***** Source data *****
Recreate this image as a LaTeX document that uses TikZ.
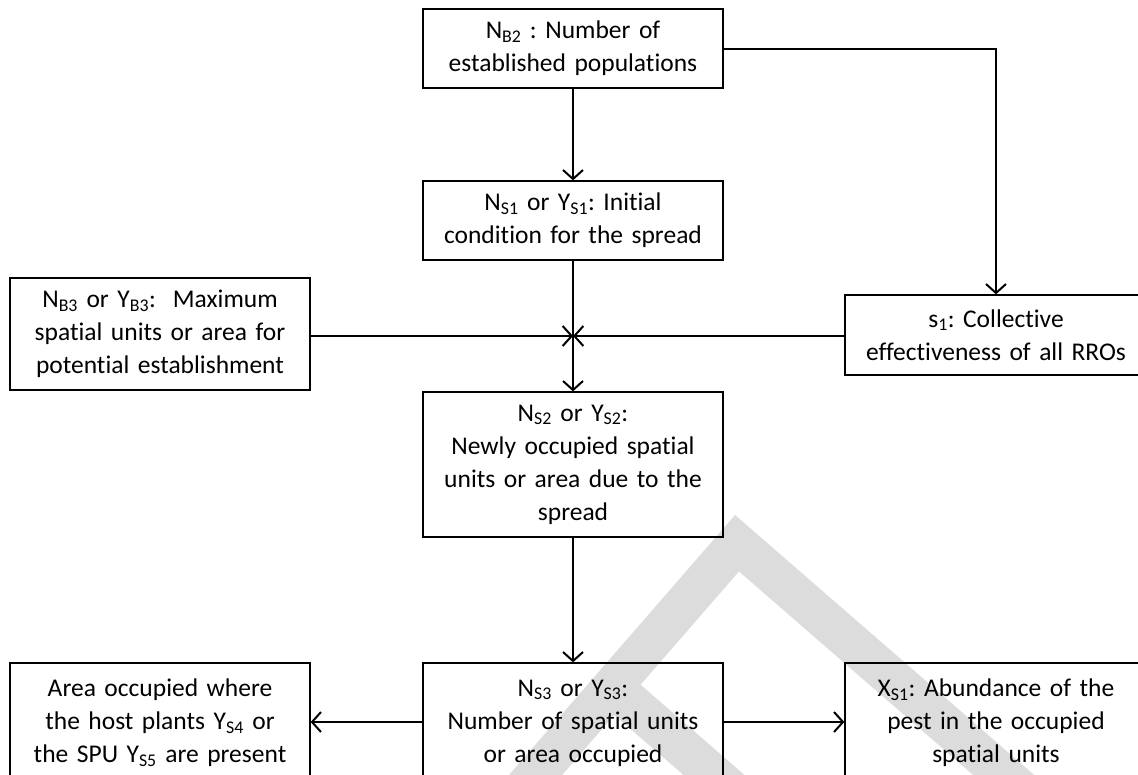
\documentclass[tikz,border=0pt]{standalone}
\usepackage{fontspec}
\setmainfont{Carlito}[Ligatures={NoCommon}]
\usetikzlibrary{arrows.meta}
\definecolor{wmgray}{RGB}{220,220,220}
\frenchspacing
\begin{document}
\begin{tikzpicture}[x=1pt,y=-1pt,
  box/.style={draw, line width=1.3pt, minimum width=300pt, text width=296pt,
    align=center, inner sep=0pt, font=\fontsize{25.5}{33}\selectfont},
  conn/.style={line width=2pt, -{Straight Barb[length=9pt,width=20pt,line width=2pt]}}]
\useasboundingbox (0,0) rectangle (1138,774);
\clip (0,0) rectangle (1138,774);

% faint slanted letter in the background
\begin{scope}[shift={(735,515)}, x={(0.755pt,-0.656pt)}, y={(-0.656pt,-0.755pt)}]
  \fill[wmgray] (0,0) -- (520,0) -- (520,40) -- (40,40) -- (40,190)
    -- (260,190) -- (260,230) -- (40,230) -- (40,420) -- (0,420) -- cycle;
\end{scope}

% boxes
\node[box, minimum height=79pt] (nb2) at (573,48.5)
  {N\textsubscript{B2} : Number of\\established populations};
\node[box, minimum height=79pt] (ns1) at (573,220.5)
  {N\textsubscript{S1} or Y\textsubscript{S1}: Initial\\condition for the spread};
\node[box, minimum height=112pt] (nb3) at (160,334)
  {N\textsubscript{B3} or Y\textsubscript{B3}:\ \ Maximum\\spatial units or area for\\potential establishment};
\node[box, minimum width=302pt, minimum height=80pt] (s1) at (996,335)
  {s\textsubscript{1}: Collective\\effectiveness of all RROs};
\node[box, minimum height=145pt] (ns2) at (573,464.5)
  {N\textsubscript{S2} or Y\textsubscript{S2}:\\Newly occupied spatial\\units or area due to the\\spread};
\node[box, minimum height=120pt] (ns3) at (573,723)
  {N\textsubscript{S3} or Y\textsubscript{S3}:\\Number of spatial units\\or area occupied};
\node[box, minimum height=120pt] (host) at (160,723)
  {Area occupied where\\the host plants Y\textsubscript{S4} or\\the SPU Y\textsubscript{S5} are present};
\node[box, minimum width=302pt, minimum height=120pt] (xs1) at (996,723)
  {X\textsubscript{S1}: Abundance of the\\pest in the occupied\\spatial units};

% junction above the spread box
\coordinate (j) at (573,336);

% connectors
\draw[conn] (nb2) -- (ns1);
\draw[conn] (nb2.east |- 0,49) -| (s1.north);
\draw[conn] (ns1) -- (ns2);
\draw[conn] (nb3.east |- j) -- (j);
\draw[conn] (s1.west |- j) -- (j);
\draw[conn] (ns2) -- (ns3);
\draw[conn] (ns3.west |- 0,722) -- (host.east |- 0,722);
\draw[conn] (ns3.east |- 0,722) -- (xs1.west |- 0,722);
\end{tikzpicture}
\end{document}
*****
■ Problem requirements ■
Output a faithful copy of the data, with each picture left out.

■ Task answer ■
Recreate this image as a LaTeX document that uses TikZ.
\documentclass[tikz,border=0pt]{standalone}
\usepackage{fontspec}
\setmainfont{Carlito}[Ligatures={NoCommon}]
\usetikzlibrary{arrows.meta}
\definecolor{wmgray}{RGB}{220,220,220}
\frenchspacing
\begin{document}
\begin{tikzpicture}[x=1pt,y=-1pt,
  box/.style={draw, line width=1.3pt, minimum width=300pt, text width=296pt,
    align=center, inner sep=0pt, font=\fontsize{25.5}{33}\selectfont},
  conn/.style={line width=2pt, -{Straight Barb[length=9pt,width=20pt,line width=2pt]}}]
\useasboundingbox (0,0) rectangle (1138,774);
\clip (0,0) rectangle (1138,774);

% faint slanted letter in the background
\begin{scope}[shift={(735,515)}, x={(0.755pt,-0.656pt)}, y={(-0.656pt,-0.755pt)}]
  \fill[wmgray] (0,0) -- (520,0) -- (520,40) -- (40,40) -- (40,190)
    -- (260,190) -- (260,230) -- (40,230) -- (40,420) -- (0,420) -- cycle;
\end{scope}

% boxes
\node[box, minimum height=79pt] (nb2) at (573,48.5)
  {N\textsubscript{B2} : Number of\\established populations};
\node[box, minimum height=79pt] (ns1) at (573,220.5)
  {N\textsubscript{S1} or Y\textsubscript{S1}: Initial\\condition for the spread};
\node[box, minimum height=112pt] (nb3) at (160,334)
  {N\textsubscript{B3} or Y\textsubscript{B3}:\ \ Maximum\\spatial units or area for\\potential establishment};
\node[box, minimum width=302pt, minimum height=80pt] (s1) at (996,335)
  {s\textsubscript{1}: Collective\\effectiveness of all RROs};
\node[box, minimum height=145pt] (ns2) at (573,464.5)
  {N\textsubscript{S2} or Y\textsubscript{S2}:\\Newly occupied spatial\\units or area due to the\\spread};
\node[box, minimum height=120pt] (ns3) at (573,723)
  {N\textsubscript{S3} or Y\textsubscript{S3}:\\Number of spatial units\\or area occupied};
\node[box, minimum height=120pt] (host) at (160,723)
  {Area occupied where\\the host plants Y\textsubscript{S4} or\\the SPU Y\textsubscript{S5} are present};
\node[box, minimum width=302pt, minimum height=120pt] (xs1) at (996,723)
  {X\textsubscript{S1}: Abundance of the\\pest in the occupied\\spatial units};

% junction above the spread box
\coordinate (j) at (573,336);

% connectors
\draw[conn] (nb2) -- (ns1);
\draw[conn] (nb2.east |- 0,49) -| (s1.north);
\draw[conn] (ns1) -- (ns2);
\draw[conn] (nb3.east |- j) -- (j);
\draw[conn] (s1.west |- j) -- (j);
\draw[conn] (ns2) -- (ns3);
\draw[conn] (ns3.west |- 0,722) -- (host.east |- 0,722);
\draw[conn] (ns3.east |- 0,722) -- (xs1.west |- 0,722);
\end{tikzpicture}
\end{document}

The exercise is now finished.